Вернемся, однако, к длинным и коротким стратегиям. Достаточно сложить два и два, чтобы понять, что при контакте двух этносов, у одного из которых длинная, а у другого короткая стратегия, конфликт неизбежен. Более того, он неизбежен, если в обществе с длинными стратегиями начинают применяться короткие (в современности для этого нет необходимости даже в контакте двух этносов, достаточно проекция политической воли). Весь вопрос в том, как этот конфликт будет развиваться.
Сделаю тут небольшое отступление. Конфликт этот иногда носит траги-комические формы. Возьмем простой пример. Поймали вора. Его на месте избили, отняли украденное и бросили. Назавтра он опять украл. Его опять избили. И так до бесконечности. Носители длинной стратегии удивляются: "когда же в нем проснется совесть?". Это и есть комический (с точки зрения человека короткой стратегии) элемент. Потому что слово "совесть" для него представляет собой ругательство. Он живет в питательном супе, в который достаточно протянуть руку, чтобы взять свое. Вор считает то, что он крадет своим. Как он это обосновывает? Чаще всего тем, что люди длинной стратегии недостойны иметь ничего. А еще точнее тем, что "они вообще не люди", как например делали это немецкие идеологи фашизма в отношении русских. Таким образом на вора не действует страх наказания, потому что он уверен в своей правоте. Сила его воли перевешивает страх. С его точки зрения люди длинных стратегий смешны и гротескны. Он презирает их в том числе потому, что они не берут того, что плохо лежит. Т.е. не получают сто джоулей на один вложенный, что с его точки зрения является идеалом.

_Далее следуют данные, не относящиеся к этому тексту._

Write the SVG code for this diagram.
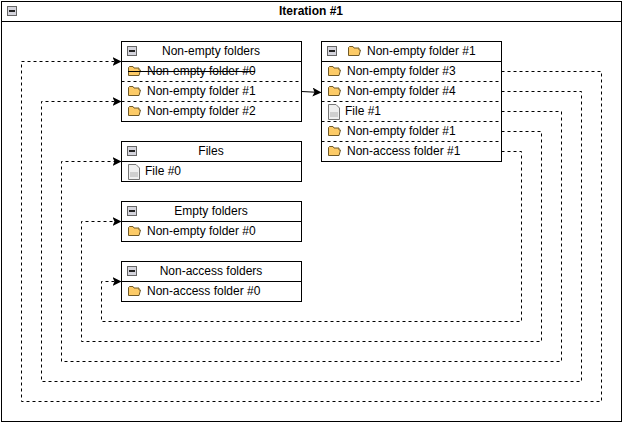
<svg xmlns="http://www.w3.org/2000/svg" width="623" height="423" viewBox="0 0 623 423">
<style>
text{font-family:"Liberation Sans",Arial,sans-serif;font-size:12px;fill:#000}
.b{fill:#fff;stroke:#000;stroke-width:1}
.l{fill:none;stroke:#000;stroke-width:1}
.d{fill:none;stroke:#000;stroke-width:1;stroke-dasharray:3 3}
.m{text-anchor:middle}
</style>
<defs>
<marker id="a" markerUnits="userSpaceOnUse" markerWidth="10" markerHeight="10" refX="9" refY="4.5" orient="auto"><path d="M0 0L9 4.5L0 9L2 4.5Z" fill="#000"/></marker>
<g id="col"><rect x="0.5" y="0.5" width="9" height="9" fill="#d4d4dc" stroke="#666"/><rect x="2" y="4" width="6" height="2" fill="#222"/></g>
<g id="fold"><path d="M0.5 10.5L0.5 2.5L1.5 1.5L5 1.5L6 3L11 3L11 5L12.5 5L11 10.5Z" fill="#fdcb67" stroke="#705a28"/></g>
<g id="file"><path d="M0.5 0.5L8 0.5L11.5 4L11.5 15.5L0.5 15.5Z" fill="#f0f0f0" stroke="#777"/><rect x="2" y="8" width="8" height="5" fill="#d0d0d0"/></g>
</defs>
<g id="iteration">
<rect class="b" x="1.5" y="1.5" width="620" height="420"/>
<path class="l" d="M1.5 21.5H621.5"/>
<use href="#col" x="7" y="6"/>
<text x="311" y="15" class="m" font-weight="bold" style="font-weight:bold">Iteration #1</text>
</g>
<g id="nonempty-folders">
<rect class="b" x="121.5" y="41.5" width="180" height="80"/>
<path class="l" d="M121.5 61.5H301.5"/>
<path class="d" d="M121.5 81.5H301.5M121.5 101.5H301.5"/>
<use href="#col" x="127" y="46"/>
<text x="211" y="55" class="m">Non-empty folders</text>
<use href="#fold" x="128" y="65"/><text x="147" y="75">Non-empty folder #0</text>
<path class="l" d="M128 71.5H255"/>
<use href="#fold" x="128" y="85"/><text x="147" y="95">Non-empty folder #1</text>
<use href="#fold" x="128" y="105"/><text x="147" y="115">Non-empty folder #2</text>
</g>
<g id="folder-1">
<rect class="b" x="321.5" y="41.5" width="180" height="120"/>
<path class="l" d="M321.5 61.5H501.5"/>
<path class="d" d="M321.5 81.5H501.5M321.5 101.5H501.5M321.5 121.5H501.5M321.5 141.5H501.5"/>
<use href="#col" x="327" y="46"/>
<use href="#fold" x="348" y="45"/><text x="367" y="55">Non-empty folder #1</text>
<use href="#fold" x="328" y="65"/><text x="347" y="75">Non-empty folder #3</text>
<use href="#fold" x="328" y="85"/><text x="347" y="95">Non-empty folder #4</text>
<use href="#file" x="328" y="104"/><text x="345" y="115">File #1</text>
<use href="#fold" x="328" y="125"/><text x="347" y="135">Non-empty folder #1</text>
<use href="#fold" x="328" y="145"/><text x="347" y="155">Non-access folder #1</text>
</g>
<g id="files">
<rect class="b" x="121.5" y="141.5" width="180" height="40"/>
<path class="l" d="M121.5 161.5H301.5"/>
<use href="#col" x="127" y="146"/>
<text x="211" y="155" class="m">Files</text>
<use href="#file" x="128" y="164"/><text x="145" y="175">File #0</text>
</g>
<g id="empty-folders">
<rect class="b" x="121.5" y="201.5" width="180" height="40"/>
<path class="l" d="M121.5 221.5H301.5"/>
<use href="#col" x="127" y="206"/>
<text x="211" y="215" class="m">Empty folders</text>
<use href="#fold" x="128" y="225"/><text x="147" y="235">Non-empty folder #0</text>
</g>
<g id="nonaccess-folders">
<rect class="b" x="121.5" y="261.5" width="180" height="40"/>
<path class="l" d="M121.5 281.5H301.5"/>
<use href="#col" x="127" y="266"/>
<text x="211" y="275" class="m">Non-access folders</text>
<use href="#fold" x="128" y="285"/><text x="147" y="295">Non-access folder #0</text>
</g>
<g id="connectors">
<path class="l" marker-end="url(#a)" d="M301.5 91.5L321.5 92.5"/>
<path class="d" marker-end="url(#a)" d="M501.5 71.5H601.5V401.5H21.5V61.5H121.5"/>
<path class="d" marker-end="url(#a)" d="M501.5 91.5H581.5V381.5H41.5V101.5H121.5"/>
<path class="d" marker-end="url(#a)" d="M501.5 111.5H561.5V361.5H61.5V161.5H121.5"/>
<path class="d" marker-end="url(#a)" d="M501.5 131.5H541.5V341.5H81.5V221.5H121.5"/>
<path class="d" marker-end="url(#a)" d="M501.5 151.5H521.5V321.5H101.5V281.5H121.5"/>
</g>
</svg>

Еще кое-что о конфликте длинных и коротких стратегий в общем виде. Тут все решают не исходные стратегии сами по себе, а умение маневрировать. Понятно, что длинные стратегии ломаются, когда достигают пограничных условий. Если в обществе появляются короткие стратегии и их носители действуют безнаказанно, очень скоро общество терпит катастрофу. Возникает тот самый кризис доверия, который мы наблюдали в 90-ые в острой фазе. Постепенно этнос с длинной стратегией начинает понимать, что его привычные модели поведения не работают, что они заводят раз за разом в ловушку. Какая-то часть этноса просто вымирает. Я глубоко убежден, что та гигантская смертность, которая наблюдается в России последние 20 лет имеет свои корни именно в биологической реакции на разрушенную стратегию выживания. Люди, если говорить бытовым языком, просто не знали как дальше жить. И умерли. Другая часть этноса приспособилась. Она переняла короткие стратегии и начала их применять. Они дали огромное преимущество: жизнь была форматирована под них.
Вот тут-то и началось самое интересное. Я уже сказал, что короткие стратегии отличаются от длинных принципиально тем, что ресурсом коротких являются люди. Т.е. общество, живущее исключительно на коротких стратегиях термодинамически невозможно. Если на каждый вложенный джоуль не приходит сто, носитель коротких стратегий умирает, поскольку для него длинные стратегии недоступны (в той же мере, как короткие для "длинного этноса"). Напомню, что короткие и длинные стратеги это не оценочные категории. Люди устроены так и не иначе, в этнобиологии нет места морализаторству.
Из сказанного следует, что общество, в котором получили широкое хождение короткие стратегии и в котором число их носителей растет, неизбежно подойдет к критической точке. Как только число носителей длинных стратегий станет недостаточным для поддержания носителей коротких стратегий, что-то должно произойти.
Есть основания полагать, что наше общество подошло именно к этой развилке.